▶ Written instruction
The material below should be written out in full and exactly; pictures stay out of the copy.
↓↓↓
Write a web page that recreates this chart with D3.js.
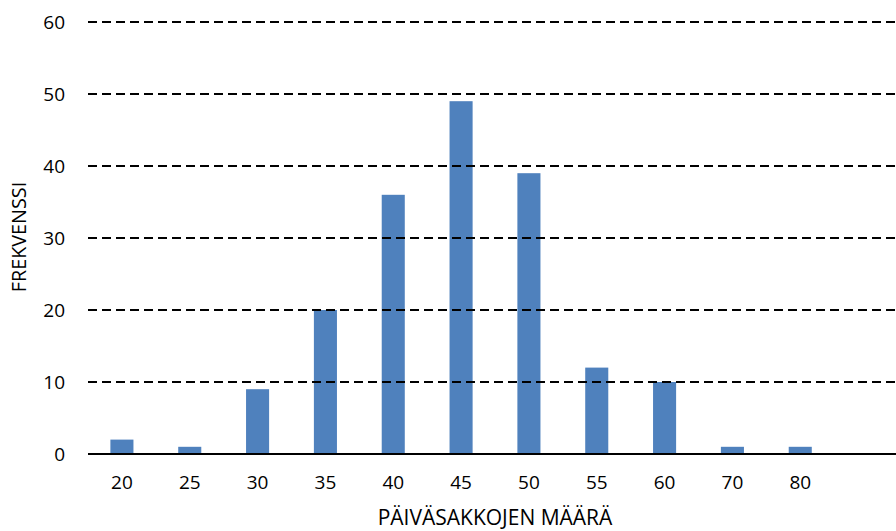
<!DOCTYPE html>
<html>
<head>
<meta charset="utf-8">
<script src="https://cdn.jsdelivr.net/npm/d3@7"></script>
<style>
  body { margin: 0; background: #fff; }
  svg { display: block; font-family: "Open Sans", sans-serif; }
</style>
</head>
<body>
<div id="chart"></div>
<script>
// data
var categories = ['20', '25', '30', '35', '40', '45', '50', '55', '60', '70', '80', ''];
var frequencies = [2, 1, 9, 20, 36, 49, 39, 12, 10, 1, 1, 0];
var yTicks = [0, 10, 20, 30, 40, 50, 60];

var width = 896
  , height = 531
  , margin = { top: 22, right: -6, bottom: 77, left: 88 }
;

var svg = d3.select('#chart').append('svg')
    .attr('width', width)
    .attr('height', height);

var x = d3.scaleBand()
    .domain(categories)
    .range([margin.left, width - margin.right])
    .paddingInner(0.66)
    .paddingOuter(0.33);

var y = d3.scaleLinear()
    .domain([0, 60])
    .range([height - margin.bottom, margin.top]);

// bars
svg.selectAll('rect.bar')
    .data(frequencies)
    .enter()
    .append('rect')
    .attr('class', 'bar')
    .attr('x', function (d, i) { return x(categories[i]); })
    .attr('width', x.bandwidth())
    .attr('y', function (d) { return y(d); })
    .attr('height', function (d) { return y(0) - y(d); })
    .attr('fill', '#4f81bd');

// dashed gridlines sit on top of the bars
svg.selectAll('line.grid')
    .data(yTicks.filter(function (t) { return t > 0; }))
    .enter()
    .append('line')
    .attr('class', 'grid')
    .attr('x1', margin.left)
    .attr('x2', width)
    .attr('y1', function (d) { return y(d); })
    .attr('y2', function (d) { return y(d); })
    .attr('stroke', '#000')
    .attr('stroke-width', 2)
    .attr('stroke-dasharray', '9,5');

// baseline
svg.append('line')
    .attr('x1', margin.left)
    .attr('x2', width)
    .attr('y1', y(0))
    .attr('y2', y(0))
    .attr('stroke', '#000')
    .attr('stroke-width', 2);

// y tick labels
var yAxis = d3.axisLeft(y).tickValues(yTicks).tickSize(0).tickPadding(23);
var gy = svg.append('g')
    .attr('transform', 'translate(' + margin.left + ',0)')
    .call(yAxis);
gy.select('.domain').remove();
gy.selectAll('text')
    .attr('font-size', 19)
    .attr('font-family', '"Open Sans", sans-serif')
    .attr('fill', '#000');

// x tick labels
var xAxis = d3.axisBottom(x).tickSize(0).tickPadding(22);
var gx = svg.append('g')
    .attr('transform', 'translate(0,' + y(0) + ')')
    .call(xAxis);
gx.select('.domain').remove();
gx.selectAll('text')
    .attr('font-size', 19)
    .attr('font-family', '"Open Sans", sans-serif')
    .attr('fill', '#000');

// axis titles
svg.append('text')
    .attr('x', (margin.left + width - margin.right) / 2)
    .attr('y', 525)
    .attr('text-anchor', 'middle')
    .attr('font-size', 21)
    .text('PÄIVÄSAKKOJEN MÄÄRÄ');

svg.append('text')
    .attr('transform', 'translate(26,237) rotate(-90)')
    .attr('text-anchor', 'middle')
    .attr('font-size', 19.8)
    .text('FREKVENSSI');
</script>
</body>
</html>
↑↑↑
▶ Response to the exercise
Write a web page that recreates this chart with D3.js.
<!DOCTYPE html>
<html>
<head>
<meta charset="utf-8">
<script src="https://cdn.jsdelivr.net/npm/d3@7"></script>
<style>
  body { margin: 0; background: #fff; }
  svg { display: block; font-family: "Open Sans", sans-serif; }
</style>
</head>
<body>
<div id="chart"></div>
<script>
// data
var categories = ['20', '25', '30', '35', '40', '45', '50', '55', '60', '70', '80', ''];
var frequencies = [2, 1, 9, 20, 36, 49, 39, 12, 10, 1, 1, 0];
var yTicks = [0, 10, 20, 30, 40, 50, 60];

var width = 896
  , height = 531
  , margin = { top: 22, right: -6, bottom: 77, left: 88 }
;

var svg = d3.select('#chart').append('svg')
    .attr('width', width)
    .attr('height', height);

var x = d3.scaleBand()
    .domain(categories)
    .range([margin.left, width - margin.right])
    .paddingInner(0.66)
    .paddingOuter(0.33);

var y = d3.scaleLinear()
    .domain([0, 60])
    .range([height - margin.bottom, margin.top]);

// bars
svg.selectAll('rect.bar')
    .data(frequencies)
    .enter()
    .append('rect')
    .attr('class', 'bar')
    .attr('x', function (d, i) { return x(categories[i]); })
    .attr('width', x.bandwidth())
    .attr('y', function (d) { return y(d); })
    .attr('height', function (d) { return y(0) - y(d); })
    .attr('fill', '#4f81bd');

// dashed gridlines sit on top of the bars
svg.selectAll('line.grid')
    .data(yTicks.filter(function (t) { return t > 0; }))
    .enter()
    .append('line')
    .attr('class', 'grid')
    .attr('x1', margin.left)
    .attr('x2', width)
    .attr('y1', function (d) { return y(d); })
    .attr('y2', function (d) { return y(d); })
    .attr('stroke', '#000')
    .attr('stroke-width', 2)
    .attr('stroke-dasharray', '9,5');

// baseline
svg.append('line')
    .attr('x1', margin.left)
    .attr('x2', width)
    .attr('y1', y(0))
    .attr('y2', y(0))
    .attr('stroke', '#000')
    .attr('stroke-width', 2);

// y tick labels
var yAxis = d3.axisLeft(y).tickValues(yTicks).tickSize(0).tickPadding(23);
var gy = svg.append('g')
    .attr('transform', 'translate(' + margin.left + ',0)')
    .call(yAxis);
gy.select('.domain').remove();
gy.selectAll('text')
    .attr('font-size', 19)
    .attr('font-family', '"Open Sans", sans-serif')
    .attr('fill', '#000');

// x tick labels
var xAxis = d3.axisBottom(x).tickSize(0).tickPadding(22);
var gx = svg.append('g')
    .attr('transform', 'translate(0,' + y(0) + ')')
    .call(xAxis);
gx.select('.domain').remove();
gx.selectAll('text')
    .attr('font-size', 19)
    .attr('font-family', '"Open Sans", sans-serif')
    .attr('fill', '#000');

// axis titles
svg.append('text')
    .attr('x', (margin.left + width - margin.right) / 2)
    .attr('y', 525)
    .attr('text-anchor', 'middle')
    .attr('font-size', 21)
    .text('PÄIVÄSAKKOJEN MÄÄRÄ');

svg.append('text')
    .attr('transform', 'translate(26,237) rotate(-90)')
    .attr('text-anchor', 'middle')
    .attr('font-size', 19.8)
    .text('FREKVENSSI');
</script>
</body>
</html>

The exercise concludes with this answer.